Because we have a laser profile in both the upper and lower cirques (Fig. 1), we treated the upper cirque independently of the combined lower cirque and ablation area, each with their own hypsometry and volume-change component, which were then summed. Glacier area was measured first via GIS from the DEM, and then updated for more recent periods using measured terminus positions, yielding values of 6.43×106m2 and 6.26×106m2 for 1956 and 1993 respectively. No corrections were made for changes in area at high elevations on the glacier where we observed little change. We estimated the error here in two ways. First was to multiply the glacier perimeter by the 1 m pixel size of the DEM used, which would account for a worst-case error in digitizing the boundary. Second, we compared glacier area as measured by digitizing the paper map to using the USGS’s Digital Raster Graph outline. Both techniques suggest a maximum error of 10% in area determination; note that this does not account for possible errors made by the original cartographers in defining the glacier outline on the paper map. This area error affects only the volume-change calculation, not the areally averaged volume change, adding a negligible amount of random error.
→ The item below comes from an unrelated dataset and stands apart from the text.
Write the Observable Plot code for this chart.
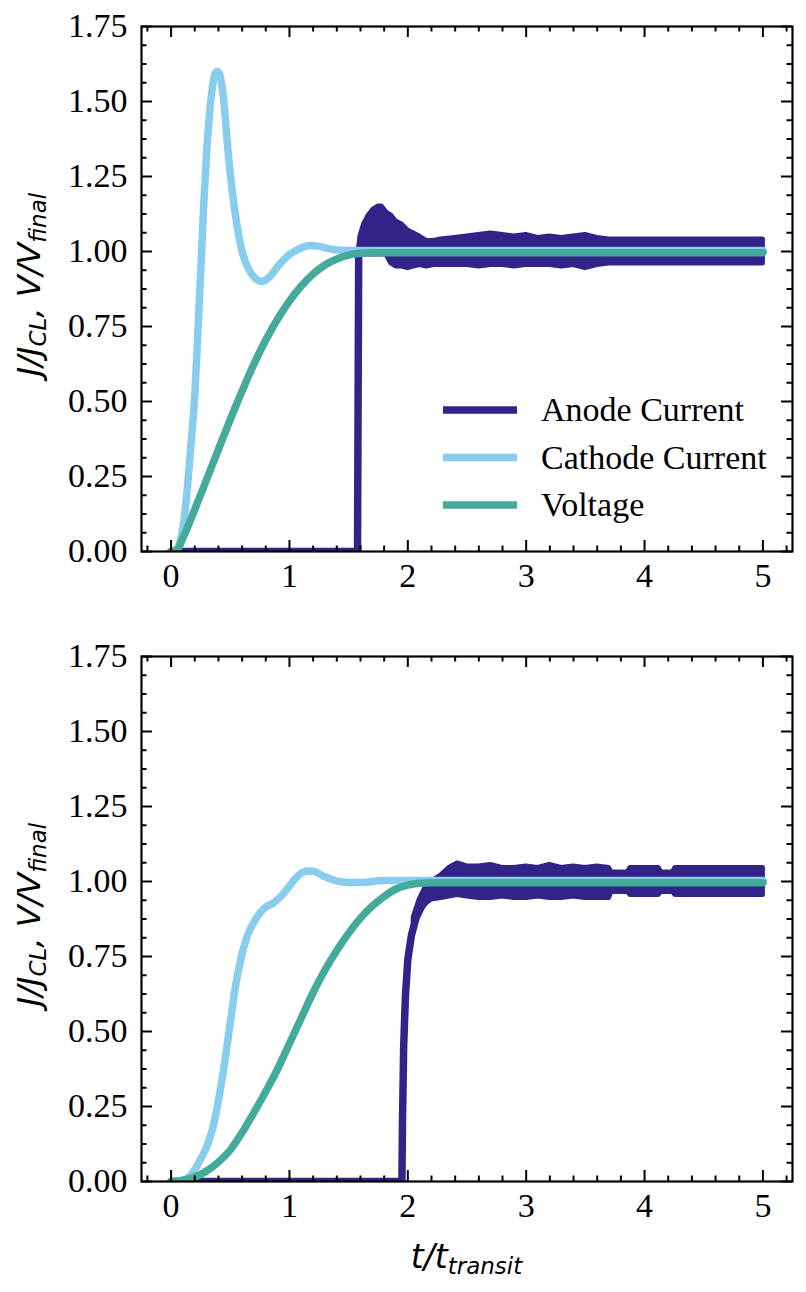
<!DOCTYPE html>
<html><head><meta charset="utf-8">
<script src="https://cdn.jsdelivr.net/npm/d3@7"></script>
<script src="https://cdn.jsdelivr.net/npm/@observablehq/plot@0.6"></script>
<style>body{margin:0;background:#fff} #fig svg{display:block}</style>
</head><body><div id="fig"></div>
<script>
// ---------- axis ticks ----------
const xMajor = [0, 1, 2, 3, 4, 5];
const xMinor = [-0.2, 0.2, 0.4, 0.6, 0.8, 1.2, 1.4, 1.6, 1.8, 2.2, 2.4, 2.6, 2.8, 3.2, 3.4, 3.6, 3.8, 4.2, 4.4, 4.6, 4.8, 5.2];
const yMajor = [0, 0.25, 0.5, 0.75, 1.0, 1.25, 1.5, 1.75];
const yMinor = [0.0625, 0.125, 0.1875, 0.3125, 0.375, 0.4375, 0.5625, 0.625, 0.6875, 0.8125, 0.875, 0.9375,
  1.0625, 1.125, 1.1875, 1.3125, 1.375, 1.4375, 1.5625, 1.625, 1.6875];
const seriesNames = ["Anode Current", "Cathode Current", "Voltage"];

// ---------- top panel ----------
const topCathT = [0, 0.05, 0.08, 0.1, 0.125, 0.15, 0.175, 0.2, 0.225, 0.25, 0.275, 0.3, 0.325, 0.35, 0.375, 0.39, 0.41, 0.44, 0.48, 0.52, 0.56, 0.6, 0.65, 0.7, 0.77, 0.83, 0.9, 1.0, 1.1, 1.17, 1.25, 1.35, 1.5, 1.7, 5.0];
const topCathV = [0, 0.01, 0.04, 0.08, 0.16, 0.27, 0.39, 0.52, 0.72, 0.93, 1.15, 1.33, 1.46, 1.55, 1.595, 1.60, 1.59, 1.52, 1.34, 1.19, 1.08, 1.0, 0.945, 0.915, 0.90, 0.915, 0.95, 0.99, 1.012, 1.02, 1.017, 1.008, 1.003, 1.003, 1.003];
const topVoltT = [0, 0.05, 0.1, 0.2, 0.3, 0.4, 0.5, 0.6, 0.7, 0.8, 0.9, 1.0, 1.1, 1.2, 1.3, 1.4, 1.5, 1.6, 1.7, 2.0, 5.0];
const topVoltV = [0, 0.005, 0.045, 0.14, 0.24, 0.34, 0.44, 0.535, 0.625, 0.705, 0.775, 0.835, 0.885, 0.925, 0.955, 0.975, 0.988, 0.994, 0.996, 0.996, 0.996];
const topAnodeT = [0, 1.575, 1.58, 1.585, 5.0];
const topAnodeV = [0, 0, 0.5, 1.0, 1.0];
const topBandT  = [1.585, 1.60, 1.63, 1.67, 1.71, 1.75, 1.78, 1.82, 1.86, 1.90, 1.95, 2.00, 2.05, 2.10, 2.16, 2.22, 2.28, 2.40, 2.50, 2.60, 2.70, 2.80, 2.90, 3.00, 3.10, 3.20, 3.30, 3.40, 3.50, 3.60, 3.70, 4.00, 4.50, 5.00];
const topBandHi = [1.00, 1.05, 1.09, 1.12, 1.14, 1.15, 1.15, 1.13, 1.12, 1.10, 1.09, 1.07, 1.06, 1.05, 1.035, 1.035, 1.04, 1.045, 1.05, 1.055, 1.06, 1.055, 1.05, 1.055, 1.045, 1.05, 1.045, 1.05, 1.055, 1.045, 1.04, 1.04, 1.04, 1.04];
const topBandLo = [0.99, 0.99, 0.99, 0.99, 0.99, 0.99, 0.99, 0.99, 0.96, 0.95, 0.95, 0.945, 0.95, 0.955, 0.95, 0.955, 0.955, 0.955, 0.955, 0.95, 0.955, 0.955, 0.95, 0.955, 0.955, 0.955, 0.95, 0.955, 0.945, 0.955, 0.96, 0.96, 0.96, 0.96];

// ---------- bottom panel ----------
const botCathT = [0, 0.1, 0.15, 0.2, 0.25, 0.3, 0.35, 0.4, 0.45, 0.5, 0.55, 0.6, 0.65, 0.7, 0.75, 0.8, 0.85, 0.9, 0.95, 1.0, 1.05, 1.1, 1.15, 1.2, 1.3, 1.4, 1.5, 1.6, 1.8, 5.0];
const botCathV = [0, 0.003, 0.015, 0.04, 0.075, 0.115, 0.175, 0.27, 0.39, 0.53, 0.665, 0.76, 0.825, 0.865, 0.895, 0.915, 0.925, 0.94, 0.96, 0.985, 1.01, 1.028, 1.035, 1.034, 1.016, 1.002, 0.997, 0.997, 1.003, 1.003];
const botVoltT = [0, 0.1, 0.2, 0.3, 0.4, 0.5, 0.6, 0.7, 0.8, 0.9, 1.0, 1.1, 1.2, 1.3, 1.4, 1.5, 1.6, 1.7, 1.8, 1.9, 2.0, 2.1, 2.2, 5.0];
const botVoltV = [0, 0.004, 0.015, 0.035, 0.065, 0.105, 0.163, 0.23, 0.30, 0.375, 0.46, 0.545, 0.63, 0.705, 0.77, 0.828, 0.878, 0.918, 0.95, 0.975, 0.988, 0.994, 0.996, 0.996];
const botAnodeT = [0, 1.95, 1.955, 1.965, 1.98, 2.0, 2.03, 2.07, 2.12, 2.2, 2.3, 2.5, 5.0];
const botAnodeV = [0, 0, 0.2, 0.45, 0.62, 0.74, 0.82, 0.88, 0.92, 0.96, 0.98, 1.0, 1.0];
const botBandT  = [2.05, 2.10, 2.15, 2.20, 2.28, 2.35, 2.42, 2.50, 2.60, 2.70, 2.80, 2.90, 3.00, 3.10, 3.20, 3.30, 3.40, 3.50, 3.60, 3.70, 3.72, 3.86, 3.88, 4.12, 4.14, 4.24, 4.26, 5.00];
const botBandHi = [0.88, 0.94, 0.98, 1.00, 1.02, 1.045, 1.06, 1.05, 1.05, 1.055, 1.045, 1.045, 1.05, 1.045, 1.055, 1.045, 1.05, 1.045, 1.05, 1.045, 1.03, 1.03, 1.045, 1.045, 1.03, 1.03, 1.045, 1.045];
const botBandLo = [0.84, 0.90, 0.925, 0.94, 0.945, 0.95, 0.955, 0.95, 0.945, 0.945, 0.95, 0.945, 0.945, 0.95, 0.945, 0.945, 0.95, 0.945, 0.945, 0.945, 0.965, 0.965, 0.955, 0.955, 0.965, 0.965, 0.955, 0.955];

const colors = ["#332288", "#88CCEE", "#44AA99"];
const zip = (T, V) => T.map((t, i) => ({t, v: V[i]}));
const zipBand = (T, H, L) => T.map((t, i) => ({t, hi: H[i], lo: L[i]}));

const SW = 7.5;
const SERIF = "'Liberation Serif', 'Times New Roman', serif";
const FS = 34;
const PW = 651, PH = 525; // plot frame size
const MAJ = 11, MIN = 5.5;

function ticks() {
  const k = {stroke: "black", strokeWidth: 2};
  return [
    Plot.tickX(xMajor, {x: d => d, insetTop: PH - MAJ, ...k}),
    Plot.tickX(xMajor, {x: d => d, insetBottom: PH - MAJ, ...k}),
    Plot.tickX(xMinor, {x: d => d, insetTop: PH - MIN, ...k}),
    Plot.tickX(xMinor, {x: d => d, insetBottom: PH - MIN, ...k}),
    Plot.tickY(yMajor, {y: d => d, insetRight: PW - MAJ, ...k}),
    Plot.tickY(yMajor, {y: d => d, insetLeft: PW - MAJ, ...k}),
    Plot.tickY(yMinor, {y: d => d, insetRight: PW - MIN, ...k}),
    Plot.tickY(yMinor, {y: d => d, insetLeft: PW - MIN, ...k})
  ];
}

function panel({cathT, cathV, voltT, voltV, anodeT, anodeV, bandT, bandHi, bandLo, height, marginTop, marginBottom}) {
  return Plot.plot({
    width: 806, height, marginLeft: 141, marginRight: 14, marginTop, marginBottom,
    x: {domain: [-0.25, 5.25], label: null},
    y: {domain: [0, 1.75], label: null},
    style: {fontFamily: SERIF, fontSize: FS + "px", color: "black", background: "white", overflow: "visible"},
    marks: [
      Plot.areaY(zipBand(bandT, bandHi, bandLo), {x: "t", y1: "lo", y2: "hi", fill: colors[0], stroke: colors[0], strokeWidth: 5, strokeLinejoin: "round", clip: true}),
      Plot.line(zip(anodeT, anodeV), {x: "t", y: "v", stroke: colors[0], strokeWidth: SW, clip: true}),
      Plot.line(zip(cathT, cathV), {x: "t", y: "v", stroke: colors[1], strokeWidth: SW, curve: "monotone-x", clip: true}),
      Plot.line(zip(voltT, voltV), {x: "t", y: "v", stroke: colors[2], strokeWidth: SW, curve: "monotone-x", clip: true}),
      ...ticks(),
      Plot.axisX(xMajor, {anchor: "bottom", tickSize: 0, tickPadding: 11, fontSize: FS, fontFamily: SERIF, tickFormat: d => String(d), label: null}),
      Plot.axisY(yMajor, {anchor: "left", tickSize: 0, tickPadding: 14, fontSize: FS, fontFamily: SERIF, tickFormat: d3.format(".2f"), label: null}),
      Plot.frame({stroke: "black", strokeWidth: 2.2})
    ]
  });
}

function addYLabel(svg, cy) {
  const t = d3.select(svg).append("text")
    .attr("transform", `translate(40,${cy}) rotate(-90)`)
    .attr("text-anchor", "middle")
    .attr("font-family", "'DejaVu Sans', sans-serif")
    .attr("font-style", "italic")
    .attr("font-size", 32)
    .attr("fill", "black");
  t.append("tspan").text("J/J");
  t.append("tspan").attr("font-size", 23).attr("dy", 6).text("CL");
  t.append("tspan").attr("dy", -6).text(", V/V");
  t.append("tspan").attr("font-size", 23).attr("dy", 6).text("final");
}

const fig = document.getElementById("fig");
const topSvg = panel({cathT: topCathT, cathV: topCathV, voltT: topVoltT, voltV: topVoltV, anodeT: topAnodeT, anodeV: topAnodeV,
  bandT: topBandT, bandHi: topBandHi, bandLo: topBandLo, height: 605, marginTop: 26, marginBottom: 54});
const botSvg = panel({cathT: botCathT, cathV: botCathV, voltT: botVoltT, voltV: botVoltV, anodeT: botAnodeT, anodeV: botAnodeV,
  bandT: botBandT, bandHi: botBandHi, bandLo: botBandLo, height: 687, marginTop: 51, marginBottom: 111});
fig.appendChild(topSvg);
fig.appendChild(botSvg);

addYLabel(topSvg, 284.5);
addYLabel(botSvg, 309.5);

// x label
{
  const t = d3.select(botSvg).append("text")
    .attr("x", 466.5).attr("y", 663)
    .attr("text-anchor", "middle")
    .attr("font-family", "'DejaVu Sans', sans-serif")
    .attr("font-style", "italic")
    .attr("font-size", 33)
    .attr("fill", "black");
  t.append("tspan").text("t/t");
  t.append("tspan").attr("font-size", 23).attr("dy", 6).text("transit");
}

// legend (top panel)
{
  const g = d3.select(topSvg).append("g").attr("class", "legend");
  seriesNames.forEach((name, i) => {
    const y = 410 + i * 47.5;
    g.append("line").attr("x1", 443).attr("x2", 517).attr("y1", y).attr("y2", y)
      .attr("stroke", colors[i]).attr("stroke-width", 7.5);
    g.append("text").attr("x", 541).attr("y", y + 11)
      .attr("text-anchor", "start")
      .attr("font-family", SERIF)
      .attr("font-size", FS).attr("fill", "black").text(name);
  });
}
</script></body></html>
To our knowledge, at the time of this writing no accurate algorithm existed for transforming the NGVD29 datum (which all USGS maps in Alaska use) into any other datum, or vice versa. Therefore we assumed (as has all related prior research (e.g. Arendt and others, 2002)) that NGVD29 and NAVD88 are equivalent (which we know they are not), and make use of the several algorithms for transforming NAVD88 into WGS84. Based on comparisons of individual USGS benchmarks, we found that this error is likely represented crudely by a ramp with a 2 m offset (NAVD88 is higher) from Valdez in the south to a 1 m offset in Prudhoe Bay in the north (Maune, 2001). Unfortunately we have no benchmark comparisons near McCall Glacier to assess this error; we suspect it is 1 m or less. When a 1 m systematic error is propagated through the calculation of areally averaged volume change, the error bounds are unaffected. This shift is also likely offset by the 1 m cartographic offset found by Rabus and Echelmeyer (1998) as described previously.

There are several other potential errors that can affect our volume-change calculations. The largest errors result from use of the USGS map. In the ablation area, where contrast is typically reasonable, we assumed the nominal error of 15 m. Prior research (Aðalgeirsdόttir and others, 1998; Arendt and others, 2002) assumed an accumulation area error of 45 m (three times nominal), based on work on the Harding Icefield. On the narrow McCall Glacier, Figures 3-5 confirm that the map errors are likely not this large, and we, somewhat subjectively, increased our error estimate in the accumulation area by 50% above the nominal accuracy, to 22.5 m. As described previously, we estimated the error in spatial extrapolations of center-line data as 1.7 m and estimated elevation measurement errors at 0.3 m for laser altimetry and 0.1 m for ground-based DGPS. These independent, random errors were combined in the standard way, and divided by the appropriate time interval for rate calculations; the ± 2 week uncertainty in the 2002 end-of-summer date had a negligible influence on errors.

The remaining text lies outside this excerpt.